**Challenge**
Check each line below for "source" and report how many have it, nothing else.

(Rows from a dataset of charts and code)
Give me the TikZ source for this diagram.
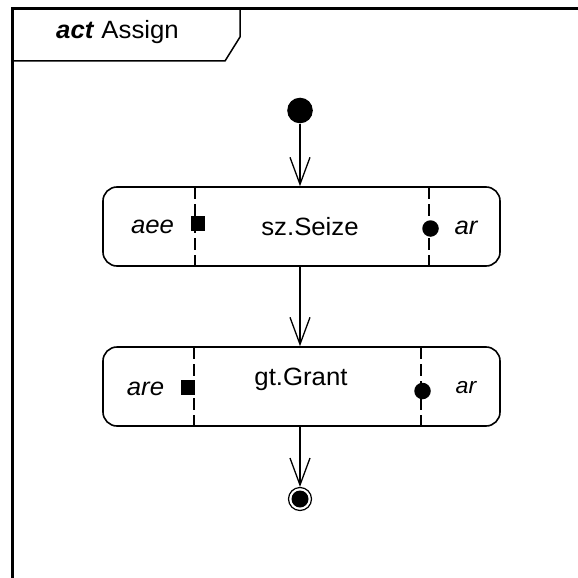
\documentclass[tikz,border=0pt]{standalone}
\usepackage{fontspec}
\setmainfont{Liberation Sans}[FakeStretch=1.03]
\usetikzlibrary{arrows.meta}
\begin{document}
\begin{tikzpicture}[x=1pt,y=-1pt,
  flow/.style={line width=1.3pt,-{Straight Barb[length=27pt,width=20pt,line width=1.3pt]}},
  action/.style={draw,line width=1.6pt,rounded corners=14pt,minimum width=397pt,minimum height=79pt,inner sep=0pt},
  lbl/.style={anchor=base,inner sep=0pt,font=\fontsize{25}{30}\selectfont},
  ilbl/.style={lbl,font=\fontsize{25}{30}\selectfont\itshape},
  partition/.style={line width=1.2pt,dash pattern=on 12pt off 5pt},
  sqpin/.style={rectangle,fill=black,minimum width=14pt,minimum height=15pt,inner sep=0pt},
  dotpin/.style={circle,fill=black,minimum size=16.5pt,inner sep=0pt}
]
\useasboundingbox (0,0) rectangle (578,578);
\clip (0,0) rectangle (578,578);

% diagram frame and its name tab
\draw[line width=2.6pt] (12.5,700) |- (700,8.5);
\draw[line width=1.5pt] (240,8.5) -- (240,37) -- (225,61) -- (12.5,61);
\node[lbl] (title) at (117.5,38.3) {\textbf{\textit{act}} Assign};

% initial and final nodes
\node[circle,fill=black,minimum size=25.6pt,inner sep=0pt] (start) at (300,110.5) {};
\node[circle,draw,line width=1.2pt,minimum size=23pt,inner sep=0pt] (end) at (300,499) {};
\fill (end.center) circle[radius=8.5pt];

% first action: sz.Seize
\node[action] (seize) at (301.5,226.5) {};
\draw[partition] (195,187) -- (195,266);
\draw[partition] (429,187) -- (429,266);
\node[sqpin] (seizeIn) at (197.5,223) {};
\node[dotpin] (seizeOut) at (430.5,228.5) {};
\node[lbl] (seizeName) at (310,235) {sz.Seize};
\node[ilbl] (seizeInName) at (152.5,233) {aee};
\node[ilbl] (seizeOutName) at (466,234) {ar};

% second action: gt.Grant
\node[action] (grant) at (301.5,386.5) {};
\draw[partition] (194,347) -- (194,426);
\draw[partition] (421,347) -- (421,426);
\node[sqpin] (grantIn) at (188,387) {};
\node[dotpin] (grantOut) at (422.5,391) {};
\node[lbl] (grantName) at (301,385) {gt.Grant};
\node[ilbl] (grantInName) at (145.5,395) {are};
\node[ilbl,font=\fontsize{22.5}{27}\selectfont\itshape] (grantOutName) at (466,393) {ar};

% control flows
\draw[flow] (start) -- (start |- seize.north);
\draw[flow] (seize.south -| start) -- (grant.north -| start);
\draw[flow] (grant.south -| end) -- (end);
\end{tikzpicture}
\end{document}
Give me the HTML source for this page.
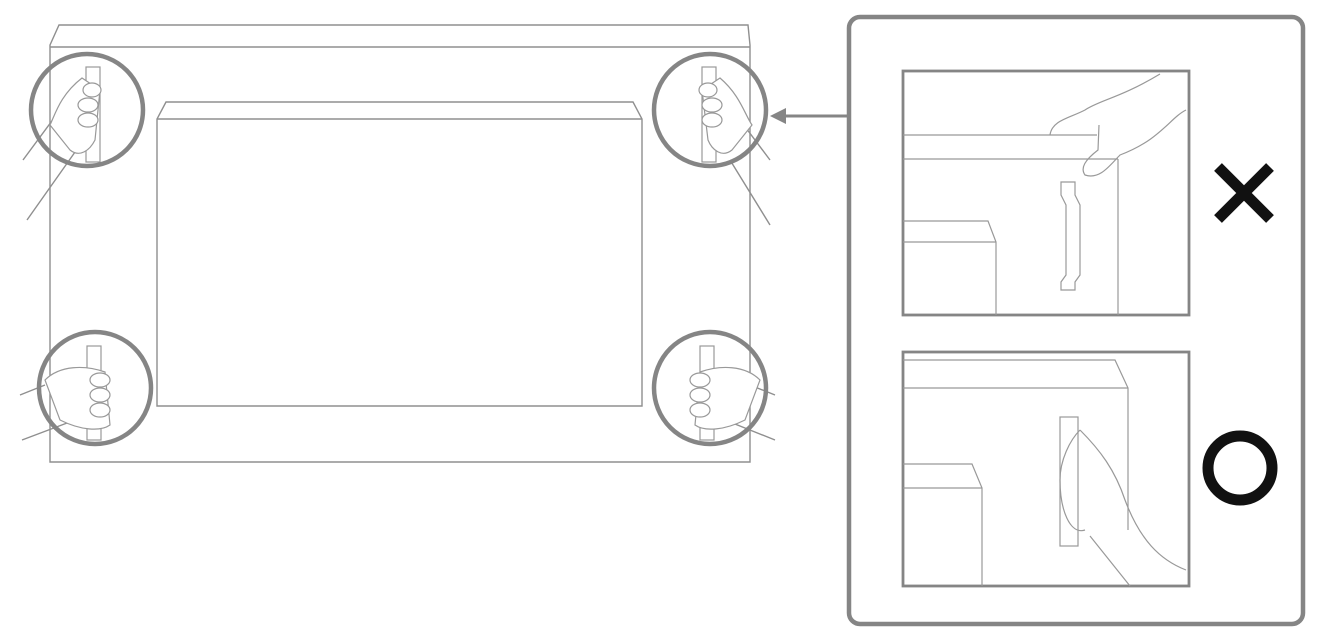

**Written response**
2